Democratic Deficit?

Democratic Deficit?


Nicholas Henderson
Feast of Felix, Apostle to the East Angles c.647
Lent 2023

‘Gerrymandering’ is the political manipulation of electoral boundaries with the intent of creating an undue advantage for a political party or faction. These days it might also be extended to describe generically other associated practices to the same end.

The word was originally written Gerry-mander. It was first used in the Boston Gazette 26th March 1812 and named after Elbridge Gerry then Vice-President of the United States who signed a bill that created a partisan electoral district in the Boston area that approximated to the shape of a salamander. The term found its way into the Oxford English Dictionary in 1848. Gerrymandering is still evidently alive and well particularly in Republican controlled areas in the United States, where a number of devices are employed to ensure a more predicable electoral result in favour of the party.

Whilst currently busy assessing the recent decision published by the House of Bishops and welcomed by the General Synod[i] to enable same-sex couples to come to church after a civil marriage or partnership to give thanks, dedicate their relationship to God and receive God’s blessing – even the Church of England, cannot be accused of gerrymandering. At least not in terms of its electoral process, which has long used a system of Proportional Representation for its elections – the precise form being STV (Single Transferable Vote).

The British politician usually identified as the originator of STV is one Thomas Hare (1806-189), a friend of John Stuart Mill and proponent of electoral reform.

Notwithstanding, Thomas Hare, had he been alive today, would certainly have been concerned with the current UK government’s plans to ‘gerrymander’ the electoral system, a process which comes into effect at the English local elections in May 2023. In this case, the attempt to shift a particular voter demographic into a majority has come from the seemingly innocuous insistent of photographic evidence at election stations, supposedly in order to prevent electoral fraud. In the UK there is actually very little evidence of personation, intimidation or any other fraud.

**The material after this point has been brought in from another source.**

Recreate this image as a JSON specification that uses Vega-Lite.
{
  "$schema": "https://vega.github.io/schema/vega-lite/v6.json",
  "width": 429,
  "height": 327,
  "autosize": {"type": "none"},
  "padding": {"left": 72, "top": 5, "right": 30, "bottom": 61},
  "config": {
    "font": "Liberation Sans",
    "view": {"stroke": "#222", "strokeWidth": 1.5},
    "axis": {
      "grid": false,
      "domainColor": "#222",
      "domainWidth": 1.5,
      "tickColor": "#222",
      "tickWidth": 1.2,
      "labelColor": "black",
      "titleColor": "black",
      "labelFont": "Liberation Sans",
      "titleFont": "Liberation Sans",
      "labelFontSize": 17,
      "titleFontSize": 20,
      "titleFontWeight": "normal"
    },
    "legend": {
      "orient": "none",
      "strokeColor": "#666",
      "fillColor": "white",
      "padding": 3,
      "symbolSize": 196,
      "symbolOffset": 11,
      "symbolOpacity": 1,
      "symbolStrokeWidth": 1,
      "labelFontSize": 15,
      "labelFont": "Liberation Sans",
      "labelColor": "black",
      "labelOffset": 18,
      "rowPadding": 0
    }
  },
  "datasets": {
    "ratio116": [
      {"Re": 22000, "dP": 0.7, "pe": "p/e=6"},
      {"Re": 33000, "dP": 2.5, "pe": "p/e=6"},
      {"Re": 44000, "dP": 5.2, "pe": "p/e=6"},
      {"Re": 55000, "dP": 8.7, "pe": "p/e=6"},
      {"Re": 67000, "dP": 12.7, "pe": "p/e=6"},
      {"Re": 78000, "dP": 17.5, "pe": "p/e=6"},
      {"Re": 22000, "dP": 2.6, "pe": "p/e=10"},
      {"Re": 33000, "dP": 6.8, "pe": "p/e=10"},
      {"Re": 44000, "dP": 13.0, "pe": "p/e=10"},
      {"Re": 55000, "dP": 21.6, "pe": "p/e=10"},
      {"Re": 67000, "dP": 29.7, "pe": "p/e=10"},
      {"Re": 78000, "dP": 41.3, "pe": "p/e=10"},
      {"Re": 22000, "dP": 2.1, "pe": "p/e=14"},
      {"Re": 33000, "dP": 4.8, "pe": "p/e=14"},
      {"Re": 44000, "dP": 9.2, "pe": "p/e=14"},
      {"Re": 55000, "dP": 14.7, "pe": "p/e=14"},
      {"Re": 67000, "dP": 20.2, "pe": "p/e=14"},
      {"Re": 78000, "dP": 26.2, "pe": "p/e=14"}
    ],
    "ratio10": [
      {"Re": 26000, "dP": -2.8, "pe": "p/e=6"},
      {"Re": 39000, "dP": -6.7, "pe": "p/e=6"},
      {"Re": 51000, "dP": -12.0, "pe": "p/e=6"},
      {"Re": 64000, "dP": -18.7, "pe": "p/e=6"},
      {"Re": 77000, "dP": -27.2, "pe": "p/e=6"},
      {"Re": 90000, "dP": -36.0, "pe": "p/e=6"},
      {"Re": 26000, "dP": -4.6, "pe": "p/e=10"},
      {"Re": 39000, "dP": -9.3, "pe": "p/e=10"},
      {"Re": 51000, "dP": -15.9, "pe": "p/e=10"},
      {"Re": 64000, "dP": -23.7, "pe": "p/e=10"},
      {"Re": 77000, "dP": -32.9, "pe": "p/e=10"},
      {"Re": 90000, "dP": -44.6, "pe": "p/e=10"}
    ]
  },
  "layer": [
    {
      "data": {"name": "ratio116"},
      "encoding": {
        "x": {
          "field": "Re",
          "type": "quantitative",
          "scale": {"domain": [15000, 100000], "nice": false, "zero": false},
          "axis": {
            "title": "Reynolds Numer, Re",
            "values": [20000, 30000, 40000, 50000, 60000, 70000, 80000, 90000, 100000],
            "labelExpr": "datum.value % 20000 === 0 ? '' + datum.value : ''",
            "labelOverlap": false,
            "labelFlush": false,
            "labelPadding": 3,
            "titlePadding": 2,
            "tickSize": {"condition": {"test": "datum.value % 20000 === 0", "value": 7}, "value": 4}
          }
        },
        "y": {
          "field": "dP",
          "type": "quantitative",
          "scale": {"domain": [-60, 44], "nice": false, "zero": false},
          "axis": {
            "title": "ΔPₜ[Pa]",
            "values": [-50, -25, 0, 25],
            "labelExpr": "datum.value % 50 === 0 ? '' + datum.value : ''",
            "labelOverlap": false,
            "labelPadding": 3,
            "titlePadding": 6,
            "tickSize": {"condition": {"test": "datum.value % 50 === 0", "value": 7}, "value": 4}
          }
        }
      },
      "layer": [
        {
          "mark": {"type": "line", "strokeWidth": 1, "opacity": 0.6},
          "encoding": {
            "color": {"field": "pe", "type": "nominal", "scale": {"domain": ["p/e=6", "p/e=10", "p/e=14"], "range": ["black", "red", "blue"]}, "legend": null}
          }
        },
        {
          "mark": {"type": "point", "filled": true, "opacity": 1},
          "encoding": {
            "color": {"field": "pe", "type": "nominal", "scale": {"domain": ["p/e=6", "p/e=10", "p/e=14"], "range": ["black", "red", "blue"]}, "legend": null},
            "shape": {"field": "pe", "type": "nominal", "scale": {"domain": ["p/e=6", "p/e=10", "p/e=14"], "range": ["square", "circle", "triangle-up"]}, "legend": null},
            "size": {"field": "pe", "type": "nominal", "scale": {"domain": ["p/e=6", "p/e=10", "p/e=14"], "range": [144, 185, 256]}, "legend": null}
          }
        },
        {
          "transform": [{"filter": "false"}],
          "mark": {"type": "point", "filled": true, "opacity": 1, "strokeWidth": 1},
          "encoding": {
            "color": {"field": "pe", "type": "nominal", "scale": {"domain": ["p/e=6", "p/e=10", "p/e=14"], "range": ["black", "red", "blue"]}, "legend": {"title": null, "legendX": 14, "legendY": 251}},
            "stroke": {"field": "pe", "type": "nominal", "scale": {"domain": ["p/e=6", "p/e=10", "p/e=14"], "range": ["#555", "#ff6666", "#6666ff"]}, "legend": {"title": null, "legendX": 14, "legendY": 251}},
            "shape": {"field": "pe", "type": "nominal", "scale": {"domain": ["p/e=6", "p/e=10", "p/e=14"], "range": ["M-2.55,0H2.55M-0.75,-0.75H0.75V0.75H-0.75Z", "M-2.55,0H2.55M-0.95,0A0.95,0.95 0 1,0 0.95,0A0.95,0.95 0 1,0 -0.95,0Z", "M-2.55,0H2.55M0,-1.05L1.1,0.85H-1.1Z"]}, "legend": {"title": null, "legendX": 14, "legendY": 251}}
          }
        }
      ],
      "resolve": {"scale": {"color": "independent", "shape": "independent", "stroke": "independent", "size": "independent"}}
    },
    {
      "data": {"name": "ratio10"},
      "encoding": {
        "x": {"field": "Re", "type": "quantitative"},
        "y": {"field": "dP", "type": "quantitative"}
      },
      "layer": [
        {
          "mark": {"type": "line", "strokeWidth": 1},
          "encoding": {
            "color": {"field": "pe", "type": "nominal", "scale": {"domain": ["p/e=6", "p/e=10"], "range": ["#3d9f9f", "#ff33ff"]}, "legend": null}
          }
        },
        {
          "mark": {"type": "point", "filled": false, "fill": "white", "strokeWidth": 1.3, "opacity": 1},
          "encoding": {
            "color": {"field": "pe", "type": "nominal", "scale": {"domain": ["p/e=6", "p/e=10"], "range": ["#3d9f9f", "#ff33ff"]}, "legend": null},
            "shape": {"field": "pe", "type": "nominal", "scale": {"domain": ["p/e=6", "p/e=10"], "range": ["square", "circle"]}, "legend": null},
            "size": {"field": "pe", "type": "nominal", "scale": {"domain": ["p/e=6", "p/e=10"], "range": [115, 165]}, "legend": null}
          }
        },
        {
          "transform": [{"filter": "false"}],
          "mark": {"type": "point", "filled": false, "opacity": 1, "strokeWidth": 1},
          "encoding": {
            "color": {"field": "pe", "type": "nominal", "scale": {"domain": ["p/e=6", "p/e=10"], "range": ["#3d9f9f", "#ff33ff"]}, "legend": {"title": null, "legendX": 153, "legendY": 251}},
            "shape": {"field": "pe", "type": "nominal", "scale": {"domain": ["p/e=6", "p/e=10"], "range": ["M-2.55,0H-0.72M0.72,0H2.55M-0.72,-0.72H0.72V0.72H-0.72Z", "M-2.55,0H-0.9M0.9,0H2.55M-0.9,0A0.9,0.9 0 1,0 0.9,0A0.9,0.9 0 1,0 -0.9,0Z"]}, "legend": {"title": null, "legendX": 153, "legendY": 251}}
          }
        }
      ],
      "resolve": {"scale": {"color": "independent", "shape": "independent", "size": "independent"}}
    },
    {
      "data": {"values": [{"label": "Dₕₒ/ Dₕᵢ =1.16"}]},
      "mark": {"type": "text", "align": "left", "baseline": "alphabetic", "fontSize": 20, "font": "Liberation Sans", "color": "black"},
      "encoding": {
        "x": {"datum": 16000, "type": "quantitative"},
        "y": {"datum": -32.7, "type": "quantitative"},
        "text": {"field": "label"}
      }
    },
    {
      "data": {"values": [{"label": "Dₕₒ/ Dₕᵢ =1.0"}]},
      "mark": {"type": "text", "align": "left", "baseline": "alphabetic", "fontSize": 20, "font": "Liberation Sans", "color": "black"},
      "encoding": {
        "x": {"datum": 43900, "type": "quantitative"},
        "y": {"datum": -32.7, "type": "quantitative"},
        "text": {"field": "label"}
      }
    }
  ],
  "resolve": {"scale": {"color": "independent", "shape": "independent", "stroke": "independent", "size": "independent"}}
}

Not fraudulent, but certainly unfair, the system as used in the United Kingdom for parliamentary elections remains that of the so-called ‘first past the post’[ii] (FPTP) where winner takes all regardless of how low a percentage actually voted for the candidate. This has produced some seriously skewed results. For example, the Johnson-led conservative victory at the 2020 general election produced a large parliamentary majority of 80 seats – hailed a great mandate and the will of the people on what was actually only 43.6% of the popular vote. Clearly, this system often effectively negates the wishes of a majority of voters.

More worrying still is the new requirement to produce voter photographic evident at polling stations and the apparent ‘gerrymandering’ evident in the bias towards elderly voters, who are presumed to be more likely to vote for the Conservative Party? Apart from driving licences and passports, photographic identification in the form of older persons bus passes and other 60+ years identifiers are acceptable, but not similar forms (student cards and so on) for younger people. This demographic is presumed to be more likely to vote for opposition parties. The disparity in identification requirements has prompted concern that younger voters will be comparatively disenfranchised.[iii]  All of this at great expense.[iv]

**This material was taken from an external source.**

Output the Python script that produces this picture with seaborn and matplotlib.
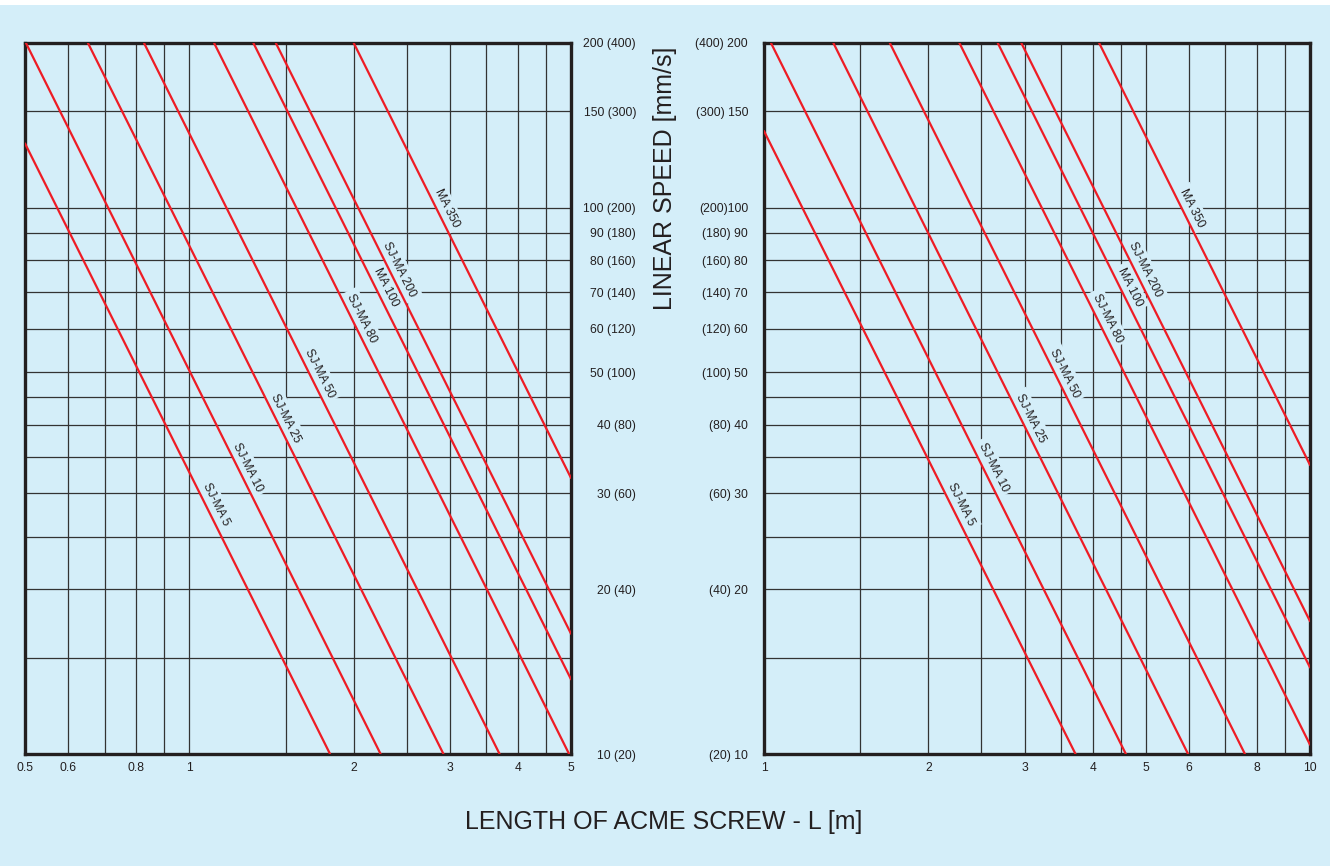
import numpy as np
import pandas as pd
import matplotlib
matplotlib.use('Agg')
import matplotlib.pyplot as plt
import seaborn as sns
from matplotlib.patches import Rectangle
from matplotlib.ticker import NullFormatter

sns.set_style('white')
plt.rcParams['font.family'] = ['Liberation Sans', 'DejaVu Sans']

screws = ['SJ-MA 5', 'SJ-MA 10', 'SJ-MA 25', 'SJ-MA 50', 'SJ-MA 80',
          'MA 100', 'SJ-MA 200', 'MA 350']

# left chart (0.5 - 5 m), start and end of each line
left_L_start = [0.50, 0.502, 0.652, 0.826, 1.11, 1.31, 1.44, 2.0]
left_v_start = [131, 200, 200, 200, 200, 200, 200, 200]
left_L_end = [1.81, 2.24, 2.92, 3.70, 4.96, 5.0, 5.0, 5.0]
left_v_end = [10, 10, 10, 10, 10, 13.7, 16.6, 32]

# right chart (1 - 10 m)
right_L_start = [1.0, 1.03, 1.34, 1.70, 2.28, 2.68, 2.96, 4.11]
right_v_start = [138, 200, 200, 200, 200, 200, 200, 200]
right_L_end = [3.72, 4.6, 5.98, 7.6, 10, 10, 10, 10]
right_v_end = [10, 10, 10, 10, 10.4, 14.4, 17.5, 33.8]

# speed where each label sits
label_speed = [28.6, 33.5, 41.2, 49.8, 62.8, 71.5, 76.9, 99.8]

y_ticks = [10, 20, 30, 40, 50, 60, 70, 80, 90, 100, 150, 200]
y_labels_left = ['10 (20)', '20 (40)', '30 (60)', '40 (80)', '50 (100)', '60 (120)',
                 '70 (140)', '80 (160)', '90 (180)', '100 (200)', '150 (300)', '200 (400)']
y_labels_right = ['(20) 10', '(40) 20', '(60) 30', '(80) 40', '(100) 50', '(120) 60',
                  '(140) 70', '(160) 80', '(180) 90', '(200)100', '(300) 150', '(400) 200']
y_extra = [15, 25, 35, 45]

x_ticks_left = [0.5, 0.6, 0.8, 1, 2, 3, 4, 5]
x_extra_left = [0.7, 0.9, 1.5, 2.5, 3.5, 4.5]
x_ticks_right = [1, 2, 3, 4, 5, 6, 8, 10]
x_extra_right = [1.5, 2.5, 3.5, 4.5, 7, 9]

bg = '#D4EEF9'
red = '#EE1C25'
ink = '#231F20'


def make_df(L0, v0, L1, v1):
    rows = []
    for i, name in enumerate(screws):
        rows.append([name, L0[i], v0[i]])
        rows.append([name, L1[i], v1[i]])
    return pd.DataFrame(rows, columns=['screw', 'L', 'v'])


def draw_panel(ax, df, xlim, xt, xextra):
    ax.set_facecolor(bg)
    ax.set_xscale('log')
    ax.set_yscale('log')
    sns.lineplot(data=df, x='L', y='v', units='screw', estimator=None,
                 color=red, lw=1.6, ax=ax, zorder=4)
    ax.set_xlim(*xlim)
    ax.set_ylim(10, 200)
    ax.set_xticks(xt, labels=[('%g' % t) for t in xt])
    ax.set_xticks(xextra, minor=True)
    ax.set_yticks(y_extra, minor=True)
    ax.xaxis.set_minor_formatter(NullFormatter())
    ax.yaxis.set_minor_formatter(NullFormatter())
    ax.grid(True, which='both', color='#333333', lw=0.9)
    ax.set_axisbelow(True)
    ax.set_xlabel('')
    ax.set_ylabel('')
    for s in ax.spines.values():
        s.set_linewidth(2.4)
        s.set_color(ink)
    ax.tick_params(axis='both', which='both', length=0, labelsize=8.7, labelcolor=ink)
    ax.tick_params(axis='x', pad=6)

    # labels along the lines
    for i, name in enumerate(screws):
        L0, L1 = df.loc[df.screw == name, 'L'].values
        v0, v1 = df.loc[df.screw == name, 'v'].values
        t = (np.log(label_speed[i]) - np.log(v0)) / (np.log(v1) - np.log(v0))
        Lx = np.exp(np.log(L0) + t * (np.log(L1) - np.log(L0)))
        ax.annotate(name, xy=(Lx, label_speed[i]), xytext=(7.5, 0),
                    textcoords='offset points', rotation=-63.4,
                    rotation_mode='anchor', ha='center', va='center',
                    fontsize=8.8, color=ink, zorder=3,
                    bbox=dict(boxstyle='square,pad=0.3', fc=bg, ec='none'))


fig = plt.figure(figsize=(13.35, 8.66), dpi=100, facecolor='white')
fig.patches.append(Rectangle((0, 0), 1330 / 1335, 861 / 866, transform=fig.transFigure,
                             fc=bg, ec='none', zorder=-10))

ax1 = fig.add_axes([25 / 1335, 112 / 866, 546 / 1335, 711 / 866])
ax2 = fig.add_axes([764 / 1335, 112 / 866, 546 / 1335, 711 / 866])

draw_panel(ax1, make_df(left_L_start, left_v_start, left_L_end, left_v_end),
           (0.5, 5), x_ticks_left, x_extra_left)
draw_panel(ax2, make_df(right_L_start, right_v_start, right_L_end, right_v_end),
           (1, 10), x_ticks_right, x_extra_right)

ax1.yaxis.tick_right()
ax1.set_yticks(y_ticks, labels=y_labels_left)
ax1.tick_params(axis='y', which='both', length=0, pad=46.8)
for lab in ax1.get_yticklabels():
    lab.set_horizontalalignment('right')

ax2.set_yticks(y_ticks, labels=y_labels_right)
ax2.tick_params(axis='y', which='both', length=0, pad=11.5)

fig.text(665 / 1335, 1 - 178 / 866, 'LINEAR SPEED [mm/s]', rotation=90,
         ha='center', va='center', fontsize=18, color=ink)
fig.text(664 / 1335, 1 - 822 / 866, 'LENGTH OF ACME SCREW - L [m]',
         ha='center', va='center', fontsize=18, color=ink)

fig.savefig('out.png', dpi=100, facecolor=fig.get_facecolor())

The use of voter ID is in itself no bad thing, if it ensures democracy rather than distorting it. Nevertheless, there is a legitimate concern even if the scheme may in practice backfire and in practice remove the vote from the very people it is meant to encourage[v]. In short and in practice it looks like a subtle variation of gerrymandering.

What’s this got to do with the Church? A great deal, if democracy itself is under threat of manipulation. It is time for the Church of England in particular, whilst it still bears the responsibilities of being the Established Church, once again to make itself unpopular with the governing conservative right by protesting this anomaly.  In short to practice what it preaches.[vi]  Unless that is the increasingly majority membership of the Church is itself grey-headed, as sadly seems to be the case in many congregations.


[ii] The only other European country to use the UK parliamentary voting system is Belarus.